The Durango's interior is not as stylish as competitors, but it has a handsome, old-school look. Jeep-Chrysler get high marks for its Uconnect infotainment systems, which may be the most intuitive to operate of all. The radio has knobs for volume and tuning stations, a rarity these days.
A 7-inch screen is standard, an 8.4-inch screen is available.

Seats are comfortable and perform well during long-distance driving. With standard five-passenger seating, optional seven-passenger seating and second-row captain's chairs available on GT, R/T and Citadel models, the seats can be configured in 50 different ways. SRT features standard second-row captain's chairs and six-passenger seating.

Towing champ

If you routinely tow something, the Durango may be four first choice. With its base 3.6-L V-6 it can tow as much as 6,200 pounds. The Hemi will tow up to 7,400 pounds.

New for 2018 is the Durango SRT, powered by  392-cubic-inch HEMI V-8 delivering 475 horsepower and 470 lb.-ft. of torque It can move from 0-60 miles in 4.4 seconds and cover the quarter-mile in 12.9 seconds and out-haul every three-row SUV on the road with a best-in-class towing capability of 8,600 pounds.

By comparison, with standard front-wheel drive, the Honda Pilot can tow 3,500 pounds. That increases 5,000 pounds with available all-wheel drive. The base 4-cylinder Highlander tows only 1,500 pounds. With a V-6 engine, the Highlander can haul up to 5,000 pounds.

With gas hovering around $2.00 a gallon it barely merits mention, but, even with cylinder deactivation, Hemi-powered Durangos get 14-19 mpg, about a 30 percent less than modern competitors. The V-6 is EPA-rated at 22 mpg city, 27 city, about average for the class.

Safety third

Safety is where the Durango shows its age, earning low scores. It received a four-out-of-five-star rating from the National Highway Traffic Safety Administration, with four stars in frontal crash and rollover testing. The AWD model got three stars in rollover.

The Insurance Institute for Highway Safety rated the Durango's small overlap front protection marginal and gave it good-the IIHS top rating-in four other tests.

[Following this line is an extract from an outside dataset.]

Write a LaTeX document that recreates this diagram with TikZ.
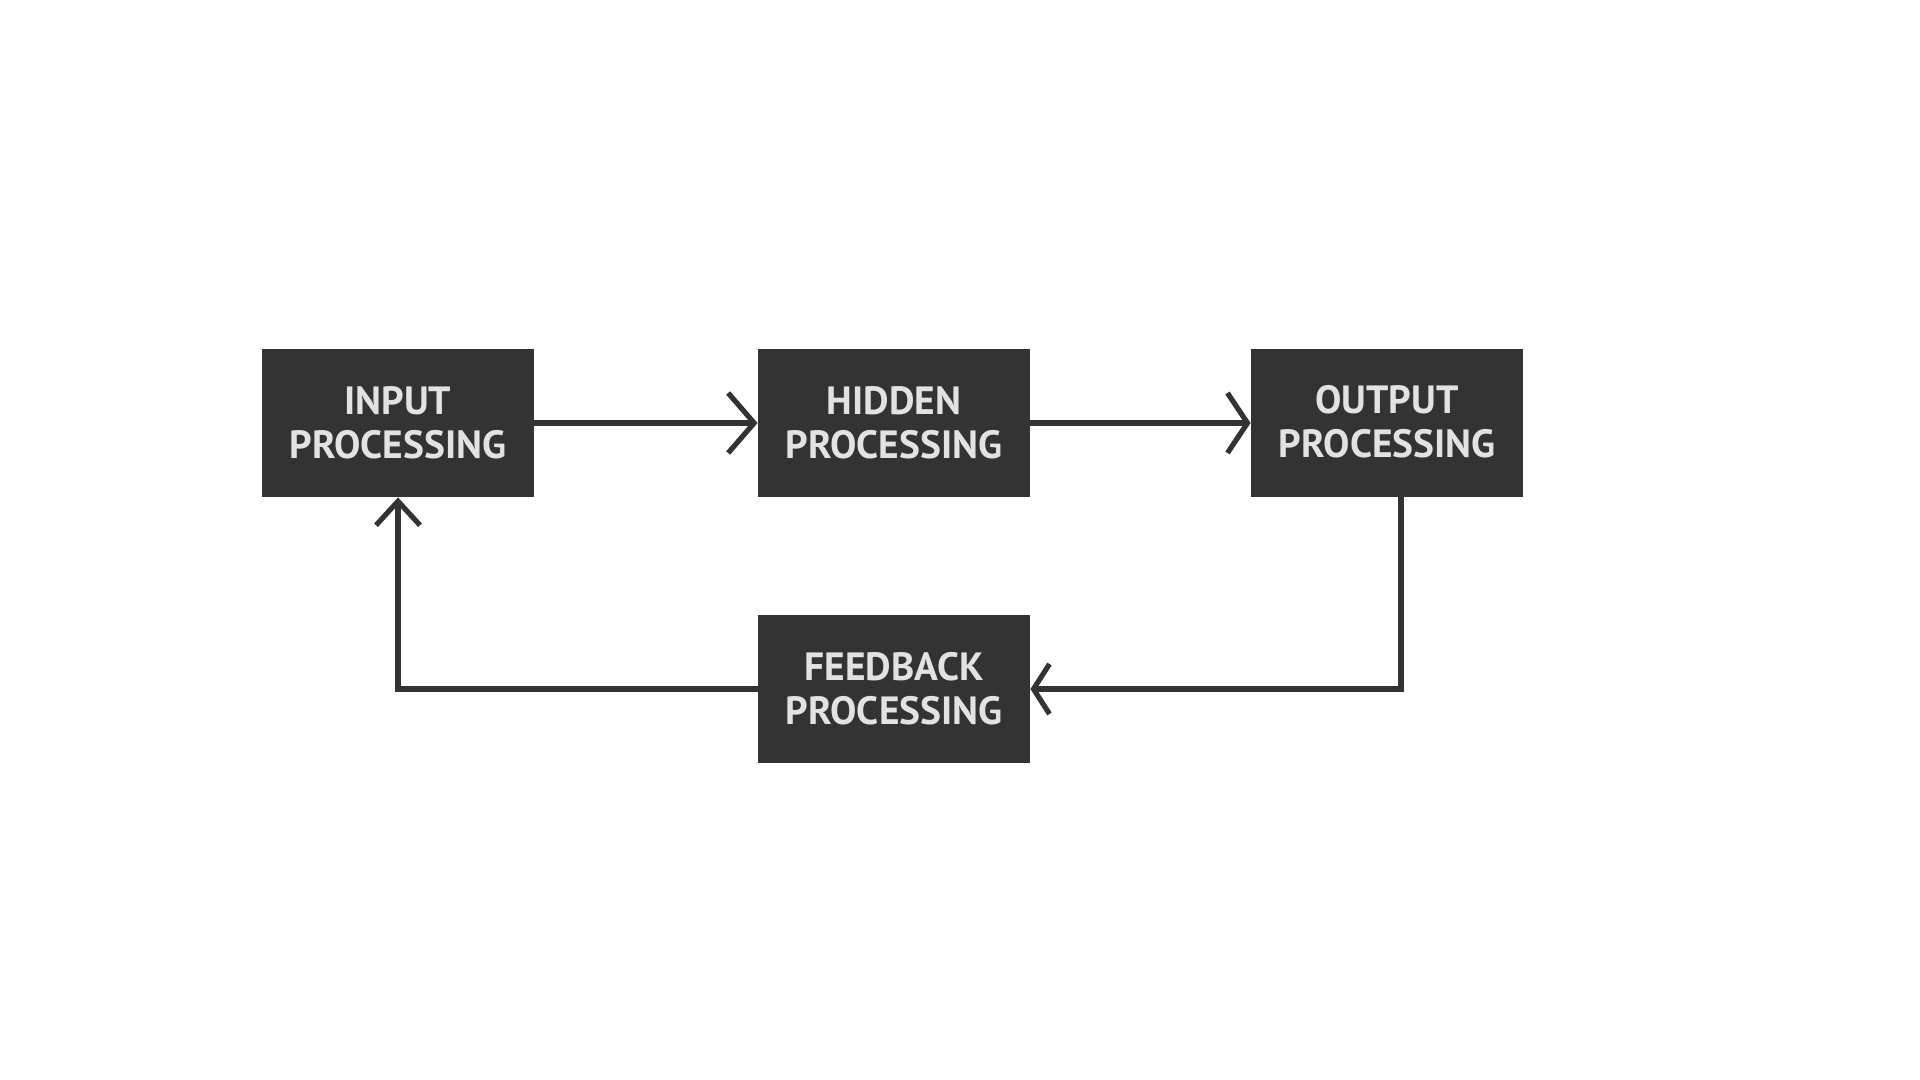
\documentclass[tikz,border=0pt]{standalone}
\usepackage{fontspec}
\setmainfont{PT Sans}
\usetikzlibrary{arrows.meta}
\definecolor{boxc}{HTML}{333333}
\definecolor{txtc}{HTML}{E2E2E2}
\begin{document}
\begin{tikzpicture}[x=0.5pt,y=-0.5pt,
  procbox/.style={rectangle, fill=boxc, draw=none, minimum width=136pt, minimum height=74pt,
    inner sep=0pt, align=center, text=txtc, font=\bfseries\fontsize{19.7}{22}\selectfont},
  conn/.style={draw=boxc, line width=2.6pt},
  barb/.style 2 args={-{Straight Barb[length=#1,width=#2,line width=2.6pt]}}]
\useasboundingbox (0,0) rectangle (1920,1080);
\node[procbox] (in) at (398,423) {INPUT\\PROCESSING};
\node[procbox] (hid) at (894,423) {HIDDEN\\PROCESSING};
\node[procbox] (out) at (1387,423) {\raisebox{2pt}{OUTPUT}\\\raisebox{2pt}{PROCESSING}};
\node[procbox] (fb) at (894,689) {FEEDBACK\\PROCESSING};
\draw[conn, barb={13pt}{30pt}] (in.east) -- (hid.west);
\draw[conn, barb={10pt}{30pt}] (hid.east) -- (out.west);
\draw[conn, barb={8pt}{25pt}] ([xshift=7pt]out.south) |- (fb.east);
\draw[conn, barb={12pt}{22pt}] (fb.west) -| (in.south);
\end{tikzpicture}
\end{document}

More modern competitors like Highlander and Pilot each earned a good in all five IIHS crash tests and were named Top Safety Pick+, the IIHS highest award. Both also earned a five-star rating from NHTSA.

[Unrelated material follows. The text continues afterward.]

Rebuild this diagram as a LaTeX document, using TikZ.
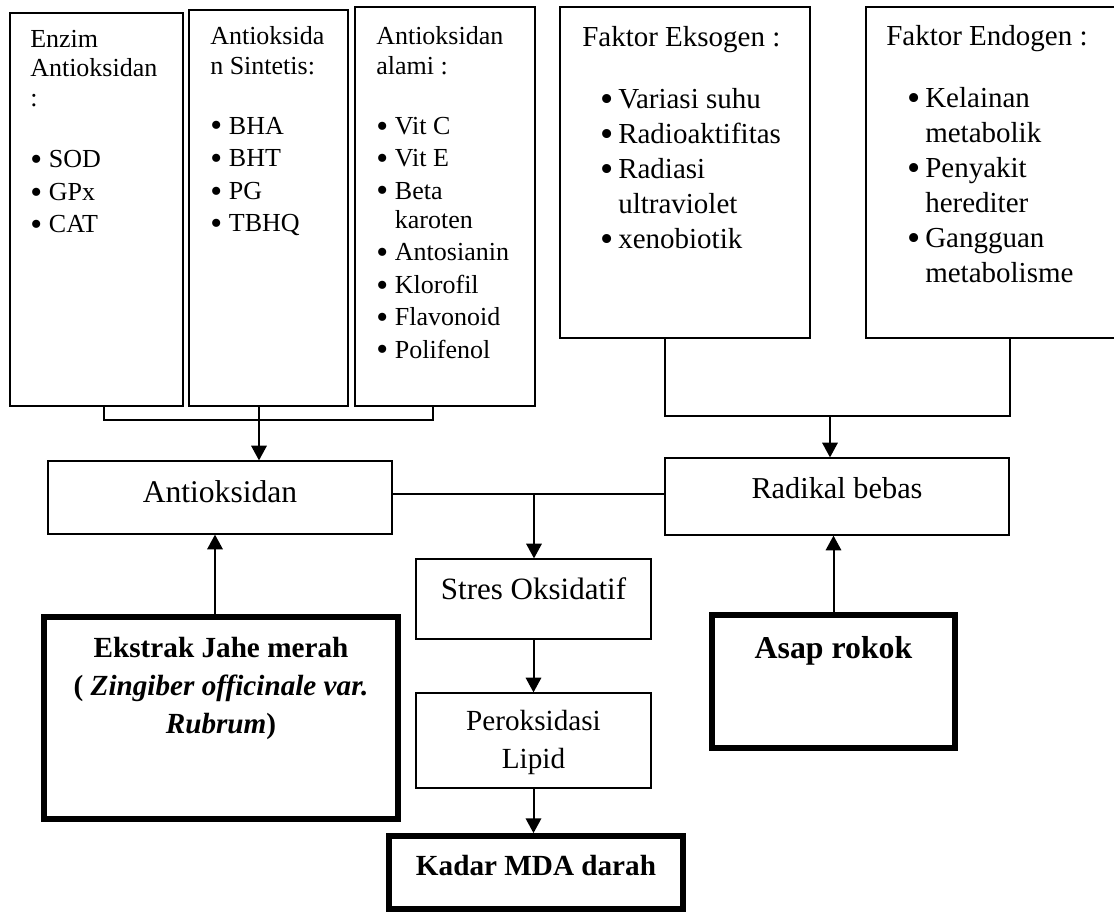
\documentclass[tikz,border=0pt]{standalone}
\usepackage{fontspec}
\setmainfont{Liberation Serif}
\usetikzlibrary{arrows.meta}
\newcommand{\itm}[1][14pt]{\makebox[#1][l]{\raisebox{-0.11em}{\scalebox{1.3}{\textbullet}}}}
\tikzset{
	kotak/.style 2 args={draw, line width=0.9pt, inner sep=0pt, minimum width=#1*0.75pt, minimum height=#2*0.75pt},
	tebal/.style 2 args={draw, line width=4.3pt, inner sep=0pt, minimum width=#1*0.75pt, minimum height=#2*0.75pt},
	teks/.style={inner sep=0pt, align=left},
	garis/.style={line width=0.8pt},
	panah/.style={line width=1.5pt, -{Triangle[length=11pt,width=11.5pt]}}
}

\begin{document}
\begin{tikzpicture}[x=0.75pt, y=-0.75pt]
			%%%%% START %%%%%
			\useasboundingbox (0,0) rectangle (1114,913);
			
			% kotak atas
			\node[kotak={173}{393}] (enzim) at (96.5,209.5) {};
			\node[kotak={159}{396}] (sintetis) at (268.5,208) {};
			\node[kotak={180}{399}] (alami) at (445,206.5) {};
			\node[kotak={250}{331}] (eksogen) at (685,172.5) {};
			\node[kotak={262}{331}] (endogen) at (997,172.5) {};
			
			% (base = baris terakhir)
			\node[teks, anchor=base west, font=\fontsize{19.5pt}{22pt}\selectfont] (enzim-t) at (30,233)
				{Enzim\\Antioksidan\\:\\[24pt]\itm SOD\\[2.5pt]\itm GPx\\[2.5pt]\itm CAT};
			\node[teks, anchor=base west, font=\fontsize{19.5pt}{22pt}\selectfont] (sintetis-t) at (210,232)
				{Antioksida\\n Sintetis:\\[23pt]\itm BHA\\[2.5pt]\itm BHT\\[2.5pt]\itm PG\\[2.5pt]\itm TBHQ};
			\node[teks, anchor=base west, font=\fontsize{19.5pt}{22pt}\selectfont] (alami-t) at (376,358)
				{Antioksidan\\alami :\\[23pt]\itm Vit C\\[2.3pt]\itm Vit E\\[2.3pt]\itm Beta\\\hspace*{14pt}karoten\\[2.3pt]\itm Antosianin\\[2.3pt]\itm Klorofil\\[2.3pt]\itm Flavonoid\\[2.3pt]\itm Polifenol};
			\node[teks, anchor=base west, font=\fontsize{21.75pt}{26.25pt}\selectfont] (eksogen-t) at (582,248)
				{Faktor Eksogen :\\[20pt]\hspace*{14pt}\itm[13pt]Variasi suhu\\\hspace*{14pt}\itm[13pt]Radioaktifitas\\\hspace*{14pt}\itm[13pt]Radiasi\\\hspace*{27pt}ultraviolet\\\hspace*{14pt}\itm[13pt]xenobiotik};
			\node[teks, anchor=base west, font=\fontsize{21.75pt}{26.25pt}\selectfont] (endogen-t) at (886,282)
				{Faktor Endogen :\\[20pt]\hspace*{15.75pt}\itm[13.5pt]Kelainan\\\hspace*{29.25pt}metabolik\\\hspace*{15.75pt}\itm[13.5pt]Penyakit\\\hspace*{29.25pt}herediter\\\hspace*{15.75pt}\itm[13.5pt]Gangguan\\\hspace*{29.25pt}metabolisme};
			
			% kotak tengah
			\node[kotak={344}{73}] (antiok) at (220,497.5) {};
			\node[kotak={344}{77}] (radikal) at (837,496.5) {};
			\node[kotak={235}{80}] (stres) at (533.5,599) {};
			\node[kotak={235}{95}] (perok) at (533.5,740.5) {};
			\node[tebal={354}{202}] (ekstrak) at (221,718) {};
			\node[tebal={243}{133}] (asap) at (833.5,681.5) {};
			\node[tebal={294}{73}] (kadar) at (536,872.5) {};
			
			\node[teks, anchor=base, font=\fontsize{23.7pt}{28pt}\selectfont] (antiok-t) at (220,502) {Antioksidan};
			\node[teks, anchor=base, font=\fontsize{22.75pt}{27pt}\selectfont] (radikal-t) at (837,498) {Radikal bebas};
			\node[teks, anchor=base, font=\fontsize{23.25pt}{27pt}\selectfont] (stres-t) at (533.5,599) {Stres Oksidatif};
			\node[teks, anchor=base, align=center, font=\fontsize{21.9pt}{28.3pt}\selectfont] (perok-t) at (533.5,768) {Peroksidasi\\Lipid};
			\node[teks, anchor=base, align=center, font=\fontsize{21.9pt}{28.5pt}\selectfont\bfseries] (ekstrak-t) at (221,733)
				{Ekstrak Jahe merah\\( \textit{Zingiber officinale var.}\\\textit{Rubrum})};
			\node[teks, anchor=base, font=\fontsize{23.85pt}{28pt}\selectfont\bfseries] (asap-t) at (833.5,658) {Asap rokok};
			\node[teks, anchor=base, font=\fontsize{21.9pt}{27pt}\selectfont\bfseries] (kadar-t) at (536,875) {Kadar MDA darah};
			
			% penghubung
			\coordinate (kiri-a) at (104,420);
			\coordinate (kiri-b) at (259,420);
			\coordinate (kiri-c) at (433,420);
			\draw[garis] (kiri-a |- enzim.south) -- (kiri-a) -- (kiri-c) -- (kiri-c |- alami.south);
			\draw[panah] (kiri-b |- sintetis.south) -- (kiri-b |- antiok.north);
			
			\coordinate (kanan-a) at (665,416);
			\coordinate (kanan-b) at (830,416);
			\coordinate (kanan-c) at (1010,416);
			\draw[garis] (kanan-a |- eksogen.south) -- (kanan-a) -- (kanan-c) -- (kanan-c |- endogen.south);
			\draw[panah] (kanan-b) -- (kanan-b |- radikal.north);
			
			\coordinate (tengah) at (534,494);
			\draw[garis] (antiok.east |- tengah) -- (radikal.west |- tengah);
			\draw[panah] (tengah) -- (tengah |- stres.north);
			\draw[panah] (stres.south) -- (perok.north);
			\draw[panah] (perok.south) -- (perok.south |- kadar.north);
			
			\draw[panah] ([xshift=-4.5pt]ekstrak.north) -- ([xshift=-4.5pt]ekstrak.north |- antiok.south);
			\draw[panah] (asap.north) -- (asap.north |- radikal.south);
			%%%%% END %%%%%
\end{tikzpicture}
\end{document}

Ten years ago, Durango's crash protection was state of art. Dodge will not able to correct the shortcomings until it redesigns the foundation and incorporates high tensile strength steel alloys and modern crumple zone designs.

To make matters worse, Dodge does new life-saving technologies, but almost begrudgingly.

A rear camera costs extra, as does most of the safety suite that technology that Honda sells for around $1,000 and Toyota makes standard in all its vehicles.

These include features such as lane-keep assist-which avoids wondering off road and over correcting into a lethal rollover. Active cruise control keeps an eye on traffic ahead and slows the vehicle if needed. Think about all those people killed on interstate highways in fog, rain, or because they were distracted when everyone else hit the brakes.

Those features are not available-even as options-on Durango's first three trim levels: the SXT, $29,995, SXT Plus, $32,995, or GT, $37,995. The GT lets you buy a $1,200 Safety and Security Package, which gets you HID headlamps with auto high beam, rain sensitive wipers, blind spot monitoring and cross path detection, which warns you of approaching traffic when backing out of a parking spot.

But if you want the good stuff, like lane-keep and frontal crash avoidance, you need to step up to the $41,395 Citadel and purchase the $2,295 technology group.

Doing the math, that puts us at an additional $13,800 to get life-saving technology that IIHS says reduces injuries and fatalities by a third and that competitors are practically giving away.

To be fair, this hardly a reincarnation of the Chevy Corvair.  The Durango comes with more than 60 available safety and security features, with seven standard airbags, including full-length three-row side-curtain airbags, standard front-seat mounted side-thorax air bags, front-row active head restraints, and standard trailer-sway control.

Bottom line: A lot of Americans apparently appreciate Detroit Muscle. If Durango and Grand Cherokee sales were combined, they would be the runaway top seller. If that suits your style, it's a good choice.